The Housefull universe couldn't care less about being politically correct. It is a celebration of humour that many progressive cine-goers thought we left in the 80s, mining giggles from sexist plots that rummage through jokes at the expense of women, queers, differently abled people, and the black community.
But the thing is lechery (Akshay Kumar in an interview did say Housefull 2 has "love, letch, and lots of adventure") works commercially; the box office numbers betray the willingness of people to engage with such content despite its polarizing, problematic nature.
Gearing up to the release of the fourth film in the Housefull franchise, we look back at the history of political incorrectness that the series has minted for box office collections across the country.

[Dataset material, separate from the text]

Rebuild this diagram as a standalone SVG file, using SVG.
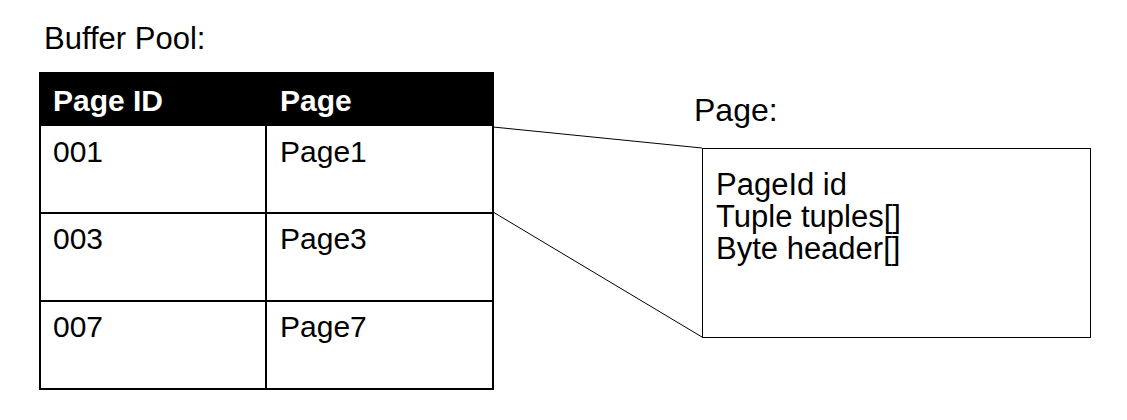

Now, here is the confusing part. Does laughing at sexist jokes, acknowledging its sexism, make one sexist?
I thoroughly enjoyed Sadashiv Amrapurkar's role as the evil transwoman peddling in prostitution in 1991's Sadak. It's not hard to see how problematic it is, depicting transwomen as pimps in a time when there was close to no representation of trans people in the arts. It was a deliciously hammy performance; it was also memorably awful. How do we categorize such a reaction? As transphobic?
The Housefull franchise is one that many enjoyed, many reviled, but interestingly there also many who laughed uncomfortably, knowing fully well that the humour is offensive. But offensive humour is humour too. Or is it?
In that sense, it is hard to place Housefull, a series that places its audience somewhere between the humoured and the horrified.